Y digo Agustín cuando, ¡huy!, tendría que escribir AGUSTÍN JIMÉNEZ VILLAHOZ, siempre en mayúsculas, pues no en balde fue uno de los hombres más grandes que ha dado mi pueblo en el siglo XX (envuelto en una carcasa pequeñita), un emeritense cabal del que somos deudores varias generaciones de extremeños (entre los años 50 y los 80 todos teníamos un niño, ilusionado, en el Imperio). Y, en esto, llegó Agustín y se hizo el fútbol.

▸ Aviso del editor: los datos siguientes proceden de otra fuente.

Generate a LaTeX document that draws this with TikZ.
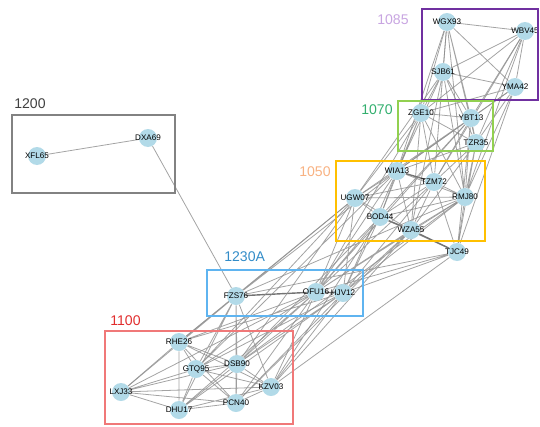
\documentclass[tikz,border=0pt]{standalone}
\usepackage{fontspec}
\setmainfont{Liberation Sans}
\usepackage{tikz}
\usetikzlibrary{backgrounds}

\definecolor{vfill}{RGB}{178,218,232}
\definecolor{ecol}{RGB}{140,140,140}
\definecolor{cPurple}{RGB}{112,48,160}
\definecolor{cLav}{RGB}{200,165,225}
\definecolor{cGreen}{RGB}{146,208,80}
\definecolor{cGreenT}{RGB}{50,175,110}
\definecolor{cGold}{RGB}{255,192,0}
\definecolor{cPeach}{RGB}{248,178,130}
\definecolor{cGrey}{RGB}{130,130,130}
\definecolor{cBlue}{RGB}{95,180,240}
\definecolor{cBlueT}{RGB}{50,140,200}
\definecolor{cRed}{RGB}{240,120,120}
\definecolor{cRedT}{RGB}{225,45,45}

\tikzset{
  vert/.style={circle, fill=vfill, inner sep=0pt, minimum size=0.36cm},
  lbl/.style={font=\fontsize{4.6}{5}\selectfont, text=black, inner sep=0pt},
  edge/.style={ecol, line width=0.45pt, opacity=0.8},
  heavy/.style={black!55, line width=0.8pt},
  grp/.style={line width=0.8pt},
  grplbl/.style={font=\fontsize{8}{9}\selectfont, anchor=west, inner sep=0pt}
}

\begin{document}
\begin{tikzpicture}[x=0.02cm, y=-0.02cm]
        \useasboundingbox (0,0) rectangle (540,426);

        % cluster 1085
        \node[vert, label={[lbl]center:WGX93}] (WGX93) at (447,22) {};
        \node[vert, label={[lbl]center:WBV45}] (WBV45) at (525,31) {};
        \node[vert, label={[lbl]center:SJB61}] (SJB61) at (443,72) {};
        \node[vert, label={[lbl]center:YMA42}] (YMA42) at (515,87) {};

        % cluster 1070
        \node[vert, label={[lbl]center:ZGE10}] (ZGE10) at (421,113) {};
        \node[vert, label={[lbl]center:YBT13}] (YBT13) at (471,118) {};
        \node[vert, label={[lbl]center:TZR35}] (TZR35) at (476,143) {};

        % cluster 1050
        \node[vert, label={[lbl]center:WIA13}] (WIA13) at (397,171) {};
        \node[vert, label={[lbl]center:TZM72}] (TZM72) at (434,182) {};
        \node[vert, label={[lbl]center:RMJ80}] (RMJ80) at (465,197) {};
        \node[vert, label={[lbl]center:UGW07}] (UGW07) at (355,198) {};
        \node[vert, label={[lbl]center:BOD44}] (BOD44) at (380,217) {};
        \node[vert, label={[lbl]center:WZA55}] (WZA55) at (411,230) {};
        \node[vert, label={[lbl]center:TJC49}] (TJC49) at (457,252) {};

        % cluster 1200
        \node[vert, label={[lbl]center:DXA69}] (DXA69) at (148,138) {};
        \node[vert, label={[lbl]center:XFL65}] (XFL65) at (37,156) {};

        % cluster 1230A
        \node[vert, label={[lbl]center:FZS76}] (FZS76) at (236,296) {};
        \node[vert, label={[lbl]center:OFU16}] (OFU16) at (316,292) {};
        \node[vert, label={[lbl]center:HJV12}] (HJV12) at (343,293) {};

        % cluster 1100
        \node[vert, label={[lbl]center:RHE26}] (RHE26) at (179,342) {};
        \node[vert, label={[lbl]center:GTQ95}] (GTQ95) at (196,369) {};
        \node[vert, label={[lbl]center:DSB90}] (DSB90) at (237,364) {};
        \node[vert, label={[lbl]center:KZV03}] (KZV03) at (271,387) {};
        \node[vert, label={[lbl]center:LXJ33}] (LXJ33) at (121,392) {};
        \node[vert, label={[lbl]center:PCN40}] (PCN40) at (236,403) {};
        \node[vert, label={[lbl]center:DHU17}] (DHU17) at (179,410) {};

        \begin{scope}[on background layer]
        % links inside and out of 1085
        \draw[edge] (WGX93) -- (WBV45) (WGX93) -- (SJB61) (WGX93) -- (YMA42)
                    (WBV45) -- (SJB61) (WBV45) -- (YMA42) (SJB61) -- (YMA42);
        \draw[edge] (WGX93) -- (ZGE10) (WGX93) -- (YBT13) (WGX93) -- (TZR35)
                    (SJB61) -- (ZGE10) (SJB61) -- (YBT13) (SJB61) -- (TZR35)
                    (WBV45) -- (YBT13) (WBV45) -- (ZGE10) (WBV45) -- (TZR35)
                    (YMA42) -- (YBT13) (YMA42) -- (ZGE10) (YMA42) -- (TZR35);
        \draw[edge] (WGX93) -- (WIA13) (WGX93) -- (RMJ80) (WGX93) -- (TZM72)
                    (SJB61) -- (WIA13) (SJB61) -- (UGW07) (SJB61) -- (TZM72)
                    (SJB61) -- (RMJ80) (SJB61) -- (WZA55) (WBV45) -- (RMJ80)
                    (WBV45) -- (TZM72) (YMA42) -- (RMJ80) (YMA42) -- (WIA13)
                    (YMA42) -- (TJC49);

        % links inside and out of 1070
        \draw[edge] (ZGE10) -- (YBT13) (ZGE10) -- (TZR35) (YBT13) -- (TZR35);
        \draw[edge] (ZGE10) -- (WIA13) (ZGE10) -- (TZM72) (ZGE10) -- (RMJ80)
                    (ZGE10) -- (UGW07) (ZGE10) -- (BOD44) (ZGE10) -- (WZA55)
                    (YBT13) -- (WIA13) (YBT13) -- (UGW07) (YBT13) -- (TZM72)
                    (YBT13) -- (RMJ80) (YBT13) -- (BOD44) (TZR35) -- (WIA13)
                    (TZR35) -- (RMJ80) (TZR35) -- (WZA55) (TZR35) -- (TZM72)
                    (TZR35) -- (TJC49) (YBT13) -- (TJC49);

        % links inside 1050
        \draw[edge] (WIA13) -- (RMJ80) (WIA13) -- (UGW07) (WIA13) -- (BOD44)
                    (WIA13) -- (WZA55) (TZM72) -- (RMJ80) (TZM72) -- (UGW07)
                    (TZM72) -- (BOD44) (TZM72) -- (WZA55) (RMJ80) -- (UGW07)
                    (RMJ80) -- (BOD44) (RMJ80) -- (WZA55) (UGW07) -- (BOD44)
                    (UGW07) -- (WZA55) (BOD44) -- (TJC49) (RMJ80) -- (TJC49)
                    (TZM72) -- (TJC49);
        \draw[heavy] (WIA13) -- (TZM72) (BOD44) -- (WZA55) (WZA55) -- (TJC49);

        % 1050 down to 1230A
        \draw[edge] (UGW07) -- (FZS76) (UGW07) -- (OFU16) (UGW07) -- (HJV12)
                    (BOD44) -- (OFU16) (BOD44) -- (HJV12) (WIA13) -- (OFU16)
                    (WIA13) -- (HJV12) (WZA55) -- (OFU16) (WZA55) -- (HJV12)
                    (RMJ80) -- (OFU16) (RMJ80) -- (HJV12) (TZM72) -- (OFU16)
                    (TZM72) -- (HJV12) (TJC49) -- (OFU16) (TJC49) -- (HJV12)
                    (TJC49) -- (FZS76) (WIA13) -- (FZS76) (ZGE10) -- (OFU16)
                    (YBT13) -- (OFU16) (RMJ80) -- (FZS76);

        % inside 1230A
        \draw[heavy] (FZS76) -- (OFU16) (OFU16) -- (HJV12);

        % 1230A down to 1100
        \draw[edge] (FZS76) -- (RHE26) (FZS76) -- (GTQ95) (FZS76) -- (DSB90)
                    (FZS76) -- (LXJ33) (FZS76) -- (PCN40) (FZS76) -- (DHU17)
                    (FZS76) -- (KZV03) (OFU16) -- (RHE26) (OFU16) -- (DSB90)
                    (OFU16) -- (GTQ95) (OFU16) -- (PCN40) (OFU16) -- (DHU17)
                    (OFU16) -- (KZV03) (OFU16) -- (LXJ33) (HJV12) -- (RHE26)
                    (HJV12) -- (DSB90) (HJV12) -- (GTQ95) (HJV12) -- (KZV03)
                    (HJV12) -- (PCN40) (HJV12) -- (DHU17);

        % 1050 down to 1100
        \draw[edge] (UGW07) -- (RHE26) (UGW07) -- (DSB90) (UGW07) -- (GTQ95)
                    (BOD44) -- (DSB90) (BOD44) -- (KZV03) (WZA55) -- (PCN40)
                    (WZA55) -- (KZV03) (RMJ80) -- (DSB90) (TJC49) -- (KZV03)
                    (WIA13) -- (GTQ95);

        % inside 1100
        \draw[edge] (RHE26) -- (GTQ95) (RHE26) -- (DSB90) (RHE26) -- (LXJ33)
                    (RHE26) -- (DHU17) (RHE26) -- (PCN40) (RHE26) -- (KZV03)
                    (GTQ95) -- (DSB90) (GTQ95) -- (LXJ33) (GTQ95) -- (DHU17)
                    (GTQ95) -- (PCN40) (GTQ95) -- (KZV03) (DSB90) -- (LXJ33)
                    (DSB90) -- (DHU17) (DSB90) -- (PCN40) (DSB90) -- (KZV03)
                    (KZV03) -- (LXJ33) (KZV03) -- (PCN40) (KZV03) -- (DHU17)
                    (LXJ33) -- (DHU17) (LXJ33) -- (PCN40) (DHU17) -- (PCN40);

        % 1200 and its one link down
        \draw[edge] (XFL65) -- (DXA69) (DXA69) -- (FZS76);
        \end{scope}

        % group boxes with their numbers
        \draw[grp, cPurple] (422,9) rectangle (538,100);
        \node[grplbl, text=cLav] (t1085) at (377,20) {1085};

        \draw[grp, cGreen] (398,101) rectangle (493,151);
        \node[grplbl, text=cGreenT] (t1070) at (361,110) {1070};

        \draw[grp, cGold] (336,161) rectangle (485,241);
        \node[grplbl, text=cPeach] (t1050) at (299,172) {1050};

        \draw[grp, cGrey] (12,115) rectangle (175,193);
        \node[grplbl, text=black!75] (t1200) at (14,104) {1200};

        \draw[grp, cBlue] (207,270) rectangle (363,316);
        \node[grplbl, text=cBlueT] (t1230A) at (224,257) {1230A};

        \draw[grp, cRed] (105,331) rectangle (293,424);
        \node[grplbl, text=cRedT] (t1100) at (110,321) {1100};

      \end{tikzpicture}
\end{document}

¿Cómo hemos sido tan malnacidos para no reconocerle en vida su bonhomía? Solo recuerdo el emotivo reconocimiento que entre otros protagonizó Juan Carlos Rodríguez Ibarra en la Asamblea en tiempos de mi añorado Antonio Vázquez. Pero Agustín sigue estando aquí, porque nada muere excepto aquello que se borra del recuerdo; esa estela de dignidad y virtudes humanas permanece desde el Hipódromo al Romano. ¿En qué momento se te jodió el nombre por el de Circo?

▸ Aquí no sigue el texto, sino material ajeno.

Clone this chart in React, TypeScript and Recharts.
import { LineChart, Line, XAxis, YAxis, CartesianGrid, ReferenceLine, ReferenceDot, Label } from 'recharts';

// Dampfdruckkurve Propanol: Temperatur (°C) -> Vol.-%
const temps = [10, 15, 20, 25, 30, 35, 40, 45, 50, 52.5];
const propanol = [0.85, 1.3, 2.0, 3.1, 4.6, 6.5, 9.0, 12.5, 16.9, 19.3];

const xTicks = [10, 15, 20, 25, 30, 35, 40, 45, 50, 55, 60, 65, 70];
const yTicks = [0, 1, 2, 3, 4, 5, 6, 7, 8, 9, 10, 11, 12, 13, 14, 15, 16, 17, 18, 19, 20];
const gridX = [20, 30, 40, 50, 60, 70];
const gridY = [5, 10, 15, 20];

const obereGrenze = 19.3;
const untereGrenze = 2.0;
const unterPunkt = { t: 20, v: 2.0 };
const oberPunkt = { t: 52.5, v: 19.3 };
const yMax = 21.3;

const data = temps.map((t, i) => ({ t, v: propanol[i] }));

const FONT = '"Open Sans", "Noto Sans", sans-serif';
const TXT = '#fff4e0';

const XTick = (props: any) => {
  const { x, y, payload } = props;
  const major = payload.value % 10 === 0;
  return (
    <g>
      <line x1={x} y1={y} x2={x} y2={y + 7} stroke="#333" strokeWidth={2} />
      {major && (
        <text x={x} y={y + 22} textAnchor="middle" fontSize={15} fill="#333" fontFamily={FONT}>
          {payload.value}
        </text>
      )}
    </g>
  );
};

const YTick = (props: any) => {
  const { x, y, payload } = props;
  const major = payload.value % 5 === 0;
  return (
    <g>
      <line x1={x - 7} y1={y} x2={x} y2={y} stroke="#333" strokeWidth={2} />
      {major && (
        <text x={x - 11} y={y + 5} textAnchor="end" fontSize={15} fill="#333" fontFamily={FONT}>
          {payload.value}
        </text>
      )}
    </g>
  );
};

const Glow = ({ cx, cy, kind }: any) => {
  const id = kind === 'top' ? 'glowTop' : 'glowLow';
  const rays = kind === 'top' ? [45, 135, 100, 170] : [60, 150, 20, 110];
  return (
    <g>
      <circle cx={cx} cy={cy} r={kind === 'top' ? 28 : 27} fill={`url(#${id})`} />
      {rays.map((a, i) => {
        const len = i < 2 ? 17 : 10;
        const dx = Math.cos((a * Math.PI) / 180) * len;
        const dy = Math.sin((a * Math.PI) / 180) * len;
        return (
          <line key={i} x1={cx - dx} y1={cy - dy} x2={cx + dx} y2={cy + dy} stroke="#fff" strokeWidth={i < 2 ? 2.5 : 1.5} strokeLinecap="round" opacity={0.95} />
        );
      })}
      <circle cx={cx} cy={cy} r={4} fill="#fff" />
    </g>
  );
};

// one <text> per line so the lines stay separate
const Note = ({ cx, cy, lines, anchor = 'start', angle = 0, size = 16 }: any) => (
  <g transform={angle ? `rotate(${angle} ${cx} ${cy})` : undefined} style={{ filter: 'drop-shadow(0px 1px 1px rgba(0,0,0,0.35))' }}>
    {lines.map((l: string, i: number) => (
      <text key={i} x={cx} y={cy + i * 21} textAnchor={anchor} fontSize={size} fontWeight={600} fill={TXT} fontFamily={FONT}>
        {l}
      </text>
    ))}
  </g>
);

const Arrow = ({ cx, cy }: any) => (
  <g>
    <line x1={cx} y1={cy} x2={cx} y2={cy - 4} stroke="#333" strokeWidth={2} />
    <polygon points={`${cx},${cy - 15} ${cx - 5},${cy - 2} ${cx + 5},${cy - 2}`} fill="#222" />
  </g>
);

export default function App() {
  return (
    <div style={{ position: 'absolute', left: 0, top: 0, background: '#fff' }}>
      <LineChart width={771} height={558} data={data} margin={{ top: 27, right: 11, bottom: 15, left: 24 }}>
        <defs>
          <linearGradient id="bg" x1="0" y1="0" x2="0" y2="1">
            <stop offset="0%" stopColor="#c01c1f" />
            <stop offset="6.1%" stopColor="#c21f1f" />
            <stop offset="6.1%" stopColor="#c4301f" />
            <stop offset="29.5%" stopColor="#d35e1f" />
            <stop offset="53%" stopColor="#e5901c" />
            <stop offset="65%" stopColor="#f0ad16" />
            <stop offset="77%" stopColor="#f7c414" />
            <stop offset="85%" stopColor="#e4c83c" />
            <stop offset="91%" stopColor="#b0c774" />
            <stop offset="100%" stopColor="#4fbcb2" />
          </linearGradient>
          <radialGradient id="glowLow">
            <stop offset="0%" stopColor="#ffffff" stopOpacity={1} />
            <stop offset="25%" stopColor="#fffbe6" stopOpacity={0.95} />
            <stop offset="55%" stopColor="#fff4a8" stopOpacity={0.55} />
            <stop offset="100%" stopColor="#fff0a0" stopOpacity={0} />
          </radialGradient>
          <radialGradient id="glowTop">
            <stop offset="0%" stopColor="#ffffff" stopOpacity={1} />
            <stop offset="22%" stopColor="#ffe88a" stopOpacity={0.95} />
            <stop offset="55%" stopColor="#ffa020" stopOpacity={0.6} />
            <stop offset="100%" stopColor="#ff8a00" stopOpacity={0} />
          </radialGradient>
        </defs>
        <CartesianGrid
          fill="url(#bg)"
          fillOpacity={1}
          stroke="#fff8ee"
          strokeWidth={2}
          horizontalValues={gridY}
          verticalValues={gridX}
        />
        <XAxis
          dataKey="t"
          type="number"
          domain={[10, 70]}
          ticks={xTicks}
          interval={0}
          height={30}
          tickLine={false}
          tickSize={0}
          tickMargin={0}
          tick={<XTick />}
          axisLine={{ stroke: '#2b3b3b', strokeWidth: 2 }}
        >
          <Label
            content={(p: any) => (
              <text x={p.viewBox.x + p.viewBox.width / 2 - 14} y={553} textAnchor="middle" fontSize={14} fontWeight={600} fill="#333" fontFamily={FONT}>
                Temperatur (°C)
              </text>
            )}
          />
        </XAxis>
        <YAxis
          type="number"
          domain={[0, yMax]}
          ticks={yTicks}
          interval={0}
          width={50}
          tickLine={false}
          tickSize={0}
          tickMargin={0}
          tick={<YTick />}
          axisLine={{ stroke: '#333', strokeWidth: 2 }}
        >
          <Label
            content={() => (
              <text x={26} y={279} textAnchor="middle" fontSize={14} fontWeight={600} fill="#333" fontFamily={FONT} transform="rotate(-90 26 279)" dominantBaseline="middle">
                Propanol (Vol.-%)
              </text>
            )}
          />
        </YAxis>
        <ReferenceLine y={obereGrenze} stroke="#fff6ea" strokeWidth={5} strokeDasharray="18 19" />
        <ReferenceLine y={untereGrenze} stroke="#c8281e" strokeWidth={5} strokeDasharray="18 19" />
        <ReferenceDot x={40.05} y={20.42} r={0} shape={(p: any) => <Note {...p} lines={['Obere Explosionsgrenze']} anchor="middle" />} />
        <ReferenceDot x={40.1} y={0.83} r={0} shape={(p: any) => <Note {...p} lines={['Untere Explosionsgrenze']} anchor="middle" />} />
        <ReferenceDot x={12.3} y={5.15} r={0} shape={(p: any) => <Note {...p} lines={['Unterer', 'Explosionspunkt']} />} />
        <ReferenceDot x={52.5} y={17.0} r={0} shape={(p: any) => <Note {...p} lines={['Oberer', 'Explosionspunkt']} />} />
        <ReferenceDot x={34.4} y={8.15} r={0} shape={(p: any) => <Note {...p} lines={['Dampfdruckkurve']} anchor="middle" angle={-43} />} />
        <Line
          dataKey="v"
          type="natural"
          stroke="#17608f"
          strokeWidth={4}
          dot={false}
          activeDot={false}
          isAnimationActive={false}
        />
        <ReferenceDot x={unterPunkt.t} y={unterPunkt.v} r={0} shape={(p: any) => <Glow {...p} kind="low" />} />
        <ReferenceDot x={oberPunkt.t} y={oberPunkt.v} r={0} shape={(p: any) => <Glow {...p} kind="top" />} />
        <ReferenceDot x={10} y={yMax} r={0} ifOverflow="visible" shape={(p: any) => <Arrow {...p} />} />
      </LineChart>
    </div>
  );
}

En un huequito de la memoria perviven aquellas tablas de gimnasia al amanecer, las jugadas de estrategia con tiza y pizarra, las alineaciones en la trastienda de Santa Eulalia, los viajes casi en tartana por Extremadura, el ir de blanco cuando tu corazón es Atlético, tu bufanda rojiblanca, el madrugar para coger campo. La estampa del Nazareno junto a la de Santa Eulalia, Angelita, siempre Angelita... y Rodri, Curro, Doro, Burgos, Contador, Martínez Parra, Santamaría, Castelló, Pancho, Jesús Cabezas, Macareno, Casi Custodio, Ambrosio, Paco Gijón, mi Rafita, el gitano.

Agustín encarnaba el ideal de Camus: «Toda la filosofía de la vida se pude aprender en un campo de fútbol». Era un personaje que trabajaba y sonreía, que nunca se batía en retirada, entrenador, médico, maestro, amigo, del que solo guardo unos recuerdos amables; si hubiera un Premio Nobel para las buenas gentes, hace tiempo que Agustín se lo hubiera llevado.

¡A ti te lo digo ARO!, aún estás a tiempo de enmendar esta injusticia histórica con uno de los mejores emeritenses, no te duermas en los laureles.